Last month, Forbes unveiled its annual “30 under 30” list of America’s most important young entrepreneurs, and three graduates of the Carroll School made the cut along with four other Boston College alums.
Forbes compiles the list each year, culling the winners from thousands of nominees under 30 years old and choosing 30 of them for each of 20 categories. This year’s notables are “innovators shaking up some of the world’s stodgiest industries,” the magazine said in announcing the 2019 results.
Three of the BC grads are co-founders of SyncOnSet Technologies, a software tool used by production teams for thousands of TV shows and movies each year. All three are class of ’11: Jeff Impey, whose Carroll School concentrations were finance and marketing; psychology major Alexander LoVerde; and computer science major Brett Beaulieu-Jones. They were among 30 winners in the Hollywood and Entertainment category.

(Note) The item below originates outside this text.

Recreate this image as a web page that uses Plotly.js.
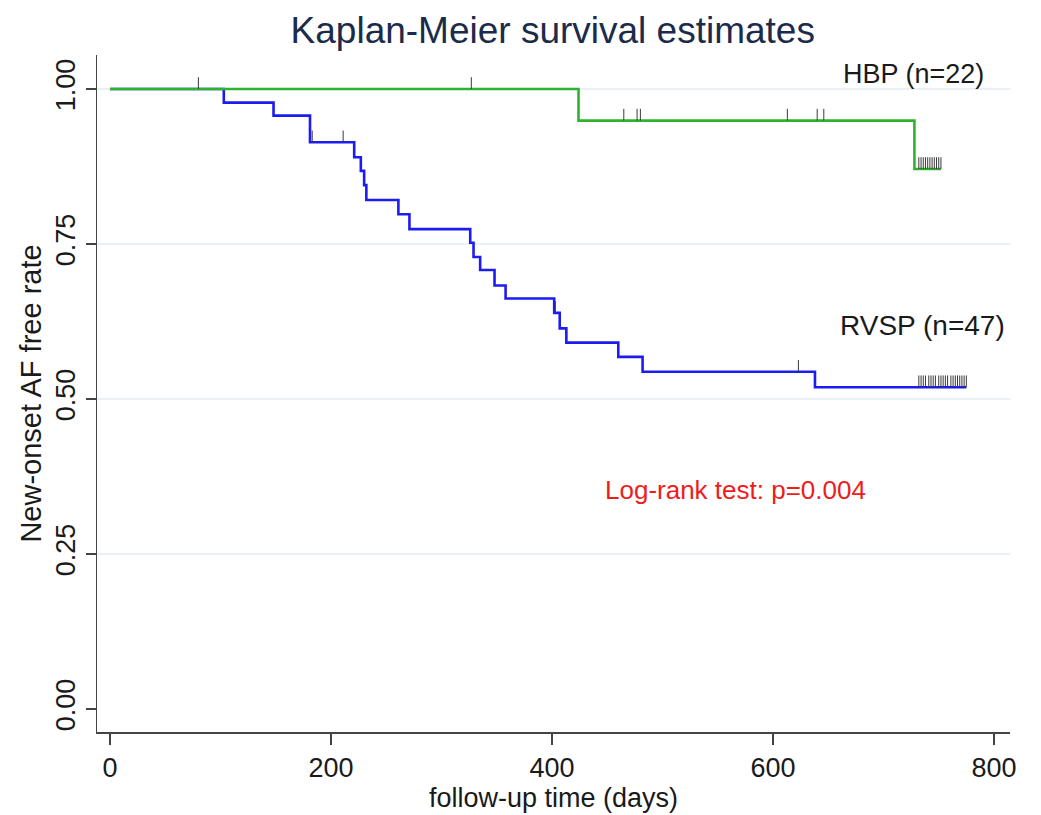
<!DOCTYPE html>
<html>
<head>
<meta charset="utf-8">
<script src="https://cdn.plot.ly/plotly-3.0.1.min.js"></script>
<style>html,body{margin:0;padding:0;background:#fff;}#chart{width:1041px;height:815px;}</style>
</head>
<body>
<div id="chart"></div>
<script>
// ---- data ----
const hbpTimes = [0, 424, 728, 752];
const hbpSurv  = [1.000, 0.949, 0.871, 0.871];
const hbpCensorTimes = [80, 327, 465, 477, 480, 613, 640, 646, 732, 734, 736, 738, 740, 742, 744, 746, 748, 750, 752];
const hbpCensorSurv  = [1.000, 1.000, 0.949, 0.949, 0.949, 0.949, 0.949, 0.949, 0.871, 0.871, 0.871, 0.871, 0.871, 0.871, 0.871, 0.871, 0.871, 0.871, 0.871];

const rvspTimes = [0, 103, 148, 181, 221, 227, 230, 232, 261, 271, 326, 329, 335, 348, 358, 402, 407, 413, 460, 482, 638, 775];
const rvspSurv  = [1.000, 0.978, 0.957, 0.914, 0.890, 0.868, 0.845, 0.821, 0.798, 0.774, 0.752, 0.729, 0.708, 0.683, 0.662, 0.639, 0.614, 0.591, 0.568, 0.544, 0.519, 0.519];
const rvspCensorTimes = [183, 211, 403, 623, 732, 734, 736, 738, 741, 743, 745, 747, 750, 752, 754, 756, 758, 761, 763, 765, 767, 769, 771, 773, 775];
const rvspCensorSurv  = [0.914, 0.914, 0.639, 0.544, 0.519, 0.519, 0.519, 0.519, 0.519, 0.519, 0.519, 0.519, 0.519, 0.519, 0.519, 0.519, 0.519, 0.519, 0.519, 0.519, 0.519, 0.519, 0.519, 0.519, 0.519];

const xTickVals = [0, 200, 400, 600, 800];
const yTickVals = [0, 0.25, 0.5, 0.75, 1];
const yTickText = ['0.00', '0.25', '0.50', '0.75', '1.00'];
const gridVals = [0.25, 0.5, 0.75, 1];

const groupLabels = ['HBP (n=22)', 'RVSP (n=47)'];
const testLabel = 'Log-rank test: p=0.004';

// ---- build ----
const FONT = 'Liberation Sans, Arial, sans-serif';
const markH = 0.019;
function censorSegs(ts, ss) {
  const x = [], y = [];
  ts.forEach((t, i) => { x.push(t, t, null); y.push(ss[i], ss[i] + markH, null); });
  return {x, y};
}
const hc = censorSegs(hbpCensorTimes, hbpCensorSurv);
const rc = censorSegs(rvspCensorTimes, rvspCensorSurv);

const traces = [
  {x: rvspTimes, y: rvspSurv, mode: 'lines', line: {shape: 'hv', color: '#1c1cf0', width: 2.6}, hoverinfo: 'skip'},
  {x: hbpTimes, y: hbpSurv, mode: 'lines', line: {shape: 'hv', color: '#2fb32f', width: 2.6}, hoverinfo: 'skip'},
  {x: rc.x, y: rc.y, mode: 'lines', line: {color: '#3a3a3a', width: 1}, hoverinfo: 'skip'},
  {x: hc.x, y: hc.y, mode: 'lines', line: {color: '#3a3a3a', width: 1}, hoverinfo: 'skip'}
];

const layout = {
  width: 1041, height: 815,
  margin: {l: 97, r: 31, t: 55, b: 83},
  paper_bgcolor: '#ffffff', plot_bgcolor: '#ffffff',
  showlegend: false,
  font: {family: FONT, color: '#1a1a1a', size: 27},
  title: {text: 'Kaplan-Meier survival estimates', font: {family: FONT, size: 37, color: '#1b2b4b'}, x: 0.531, xanchor: 'center', y: 0.963, yanchor: 'middle'},
  xaxis: {
    range: [-11.76, 814.5], tickvals: xTickVals, ticks: 'outside', ticklen: 11, tickcolor: '#444', tickwidth: 1.2,
    showline: true, linecolor: '#444', linewidth: 1.5, showgrid: false, zeroline: false,
    tickfont: {size: 27, color: '#1a1a1a'},
    title: {text: 'follow-up time (days)', font: {size: 27, color: '#1a1a1a'}, standoff: 0}
  },
  yaxis: {
    range: [-0.037, 1.0548], tickvals: yTickVals, ticktext: yTickText, tickangle: -90,
    ticks: 'outside', ticklen: 10, tickcolor: '#444', tickwidth: 1.2,
    showline: true, linecolor: '#444', linewidth: 1.5, showgrid: false, zeroline: false,
    tickfont: {size: 27, color: '#1a1a1a'},
    title: {text: 'New-onset AF free rate', font: {size: 29, color: '#1a1a1a'}, standoff: 0}
  },
  shapes: gridVals.map(v => ({type: 'line', xref: 'paper', x0: 0, x1: 1, yref: 'y', y0: v, y1: v, layer: 'below', line: {color: '#e3edf0', width: 1.5}})),
  annotations: [
    {text: groupLabels[0], x: 727, y: 1.024, xref: 'x', yref: 'y', showarrow: false, font: {size: 27, color: '#1a1a1a'}},
    {text: groupLabels[1], x: 735, y: 0.618, xref: 'x', yref: 'y', showarrow: false, font: {size: 28, color: '#1a1a1a'}},
    {text: testLabel, x: 566, y: 0.353, xref: 'x', yref: 'y', showarrow: false, font: {size: 26, color: '#ee1c1c'}}
  ]
};

Plotly.newPlot('chart', traces, layout, {staticPlot: true, displayModeBar: false});
</script>
</body>
</html>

Also named by Forbes, in the Food and Drink category, was Blake Tomnitz ’12, who studied management and leadership at the Carroll School. He is co-founder of Five Boroughs Brewing Co., which refurbished a 15,000-square-foot plant in Brooklyn to serve as a brewing facility and taproom for craft-beer aficionados.
Sam Gross ’13 made the Forbes list’s Media category, as part of the leadership trio at Stacker, a data journalism startup. Gross, who concentrated in finance at the Carroll School, is Stacker’s vice president of research, managing data analytics as well as research. The company’s team of experts comb public and other data sets to produce digestible news and analysis. (See, for example, “35 quirky tax facts for this tax season.”)
Other BC alums were cited in other categories. Lauren Blodgett ’11, who majored in political science and German, is now an attorney representing refugees and recently launched The Brave House, a Brooklyn–based nonprofit for young immigrant girls. Frances Schwiep, who studied economics and applied math, is a principal of New York–based Two Sigma Ventures. The investment fund has used artificial intelligence and similar technologies to bolster its trading strategies.